Although Hearn undeniably romanticised and exoticised the place he did so with some justification, since this Irish-Greek man who’d been abandoned by his entire family and travelled the world met and married his wife in Japan, finding at last the home he’d always sought. With hindsight his frequent celebration of the deference and conformity of traditional Japanese society is particularly problematic given that these very traits facilitated and exacerbated Japan’s brutal imperialist ventures over the next fifty years, not to mention the atrocities and exhortations to suicide committed by the Japanese military up to the end of WWII. This is hindsight, though. Hearn wasn’t to know, and his awestruck account of travelling around a place that had been forbidden to foreigners on pain of death only a few years previously is still full of lovely stuff.
Gods
“And the tenth month of our year is called the “No-God-month,” because in that month all the deities leave their temples to assemble in the province of Izumo, at the great temple of Kitzuki… But there are gods with whom it is not desirable to become acquainted. Such are the God of Poverty, and the God of Hunger, and the God of Penuriousness, and the God of Hindrances and Obstacles. These are of dark colour, like the clouds of gloomy days, and their faces are like the faces of gaki. (Note: in modern Japanese gaki means “brat”, but Hearn is referring to hungry ghosts, punished in the afterlife with ceaseless appetite.) … It is said there are two gods who always go together,—Fuku-no-Kami, who is the God of Luck, and Bimbogami, who is the God of Poverty. The first is white, and the second is black.’ ‘Because the last,’ I venture to interrupt, ‘is only the shadow of the first. Fuku-no-Kami is the Shadow-caster, and Bimbogami the Shadow.’ … The God of Scarecrows is Sukuna-biko-na-no-Kami.”

Foxes
Fastened to the wall of [the] shrine is a large box full of small clay foxes. The pilgrim who has a prayer to make puts one of these little foxes in his sleeve and carries it home, He must keep it, and pay it all due honour, until such time as his petition has been granted. Then he must take it back to the temple, and restore it to the box, and, if he be able, make some small gift to the shrine…

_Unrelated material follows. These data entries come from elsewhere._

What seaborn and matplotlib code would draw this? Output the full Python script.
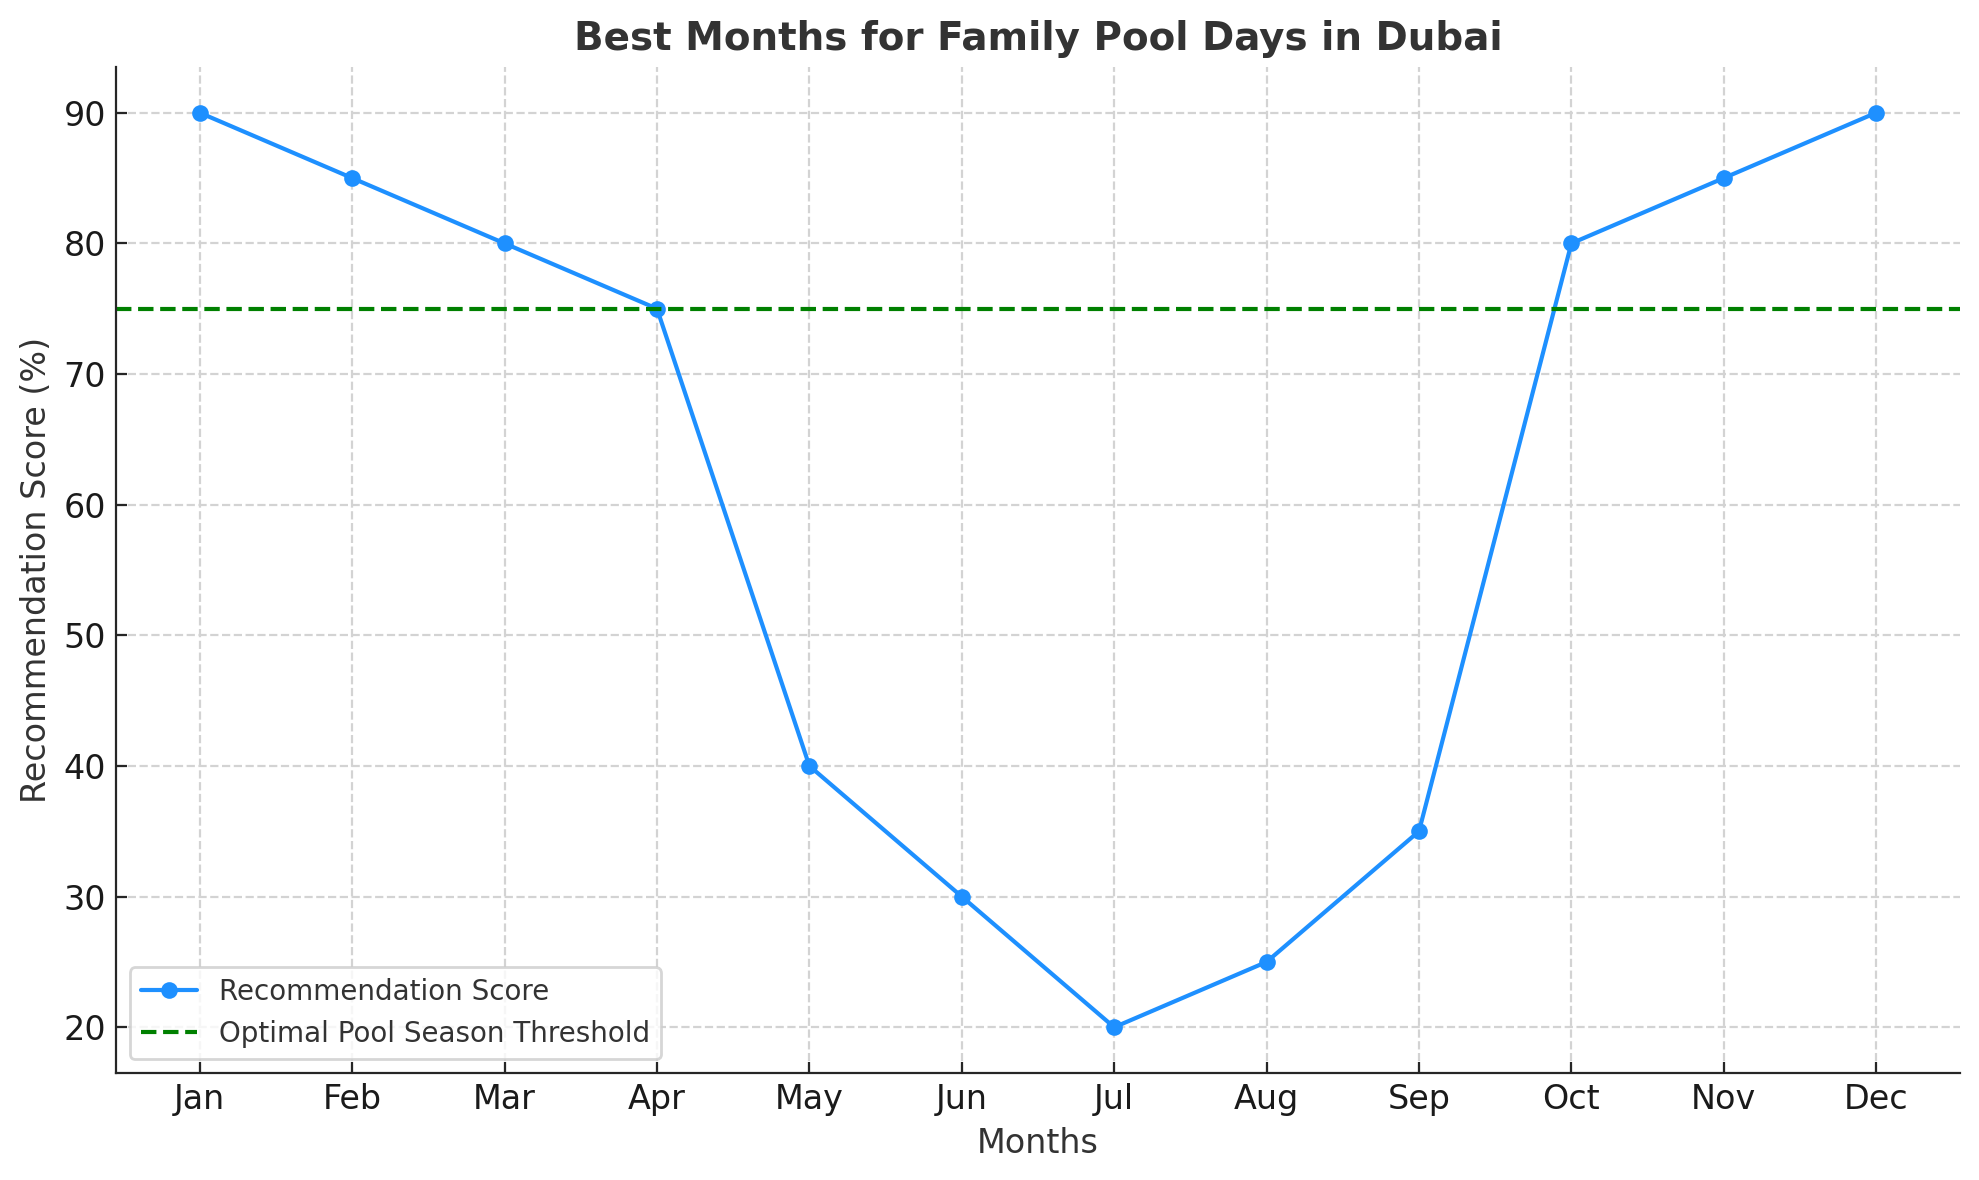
import matplotlib
matplotlib.use("Agg")
import matplotlib.pyplot as plt
import seaborn as sns
import pandas as pd

months = ["Jan", "Feb", "Mar", "Apr", "May", "Jun", "Jul", "Aug", "Sep", "Oct", "Nov", "Dec"]
scores = [90, 85, 80, 75, 40, 30, 20, 25, 35, 80, 85, 90]
threshold = 75

sns.set_style("ticks")
plt.rcParams['font.family'] = ['DejaVu Sans']
plt.rcParams['text.color'] = '#333333'

df = pd.DataFrame({"Month": months, "Score": scores})
df["idx"] = range(len(months))

fig = plt.figure(figsize=(9.895, 5.9), dpi=200)
ax = fig.add_axes([0.0586, 0.0907, 0.9318, 0.8525])

sns.lineplot(data=df, x="idx", y="Score", marker="o", color="#1E90FF", linewidth=1.5,
             markersize=6, markeredgewidth=0, label="Recommendation Score", ax=ax)
ax.axhline(threshold, color="green", linestyle="--", linewidth=1.5, label="Optimal Pool Season Threshold")

ax.set_xticks(df["idx"])
ax.set_xticklabels(months)
ax.set_xlabel("Months", fontsize=12, color="#333333")
ax.set_ylabel("Recommendation Score (%)", fontsize=12, color="#333333")
ax.set_title("Best Months for Family Pool Days in Dubai", fontsize=14, fontweight="bold", color="#333333")
ax.tick_params(axis="both", direction="in", labelsize=12, length=4, labelcolor="#1a1a1a")
ax.grid(True, linestyle="--", color="#d3d3d3", linewidth=0.8)
ax.set_axisbelow(True)
for s in ["top", "right"]:
    ax.spines[s].set_visible(False)
ax.legend(loc="lower left", fontsize=10, frameon=True)

fig.savefig("out.png", dpi=200)
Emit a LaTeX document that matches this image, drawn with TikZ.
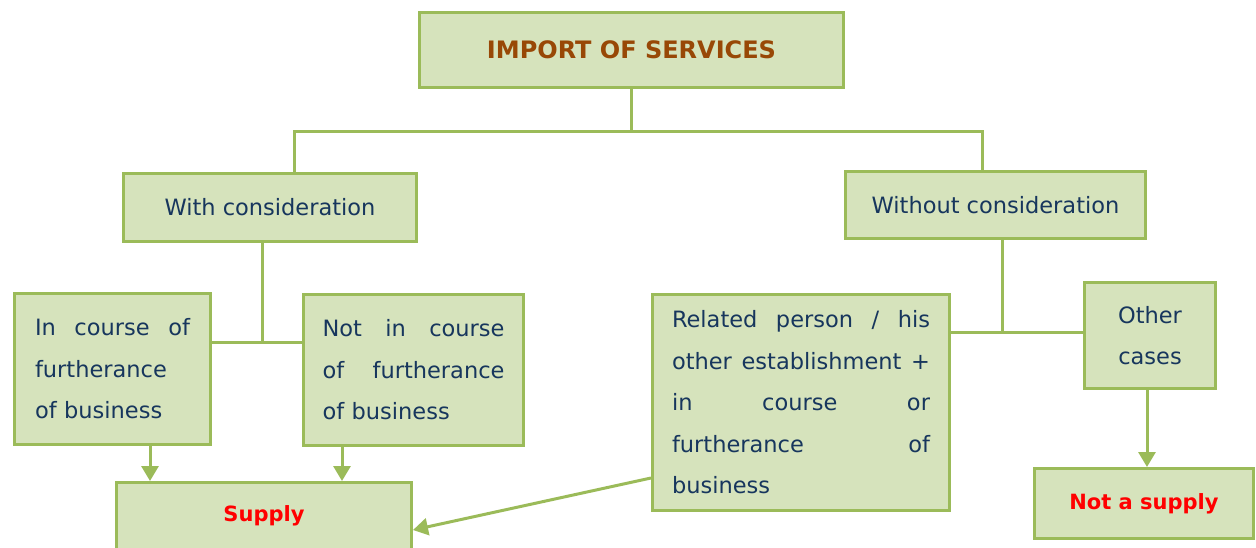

You approach it through a succession of torii one behind the other: they are of different heights, diminishing in size as they are placed nearer to the temple, and planted more and more closely in proportion to their smallness. Before each torii sit a pair of weird foxes—one to the right and one to the left. The first pair are large as greyhounds; the second two are much smaller; and the sizes of the rest lessen as the dimensions of the torii lessen. At the foot of the wooden steps of the temple there is a pair of very graceful foxes of dark grey stone, wearing pieces of red cloth about their necks. Upon the steps themselves are white wooden foxes—one at each end of each step—each successive pair being smaller than the pair below; and at the threshold of the doorway are two very little foxes, not more than three inches high, sitting on sky-blue pedestals. These have the tips of their tails gilded. Then, if you look into the temple you will see on the left something like a long low table on which are placed thousands of tiny fox-images, even smaller than those in the doorway, having only plain white tails. The pieces of coloured cloth about the necks of the foxes are also votive offerings…
At the rear of almost every Inari temple you will generally find in the wall of the shrine building, one or two feet above the ground, an aperture about eight inches in diameter and perfectly circular. It is often made so as to be closed at will by a sliding plank. This circular orifice is a Fox-hole, and if you find one open, and look within, you will probably see offerings of tofu or other food which foxes are supposed to be fond of. Now the fox for whom such a hole is made is an invisible fox, a phantom fox—the fox respectfully referred to by the peasant as O-Kitsune-San. If he ever suffers himself to become visible, his colour is said to be snowy white.
Dogs and cats

‘Feed a dog for three days,’ says a Japanese proverb, ‘and he will remember your kindness for three years; feed a cat for three years and she will forget your kindness in three days.’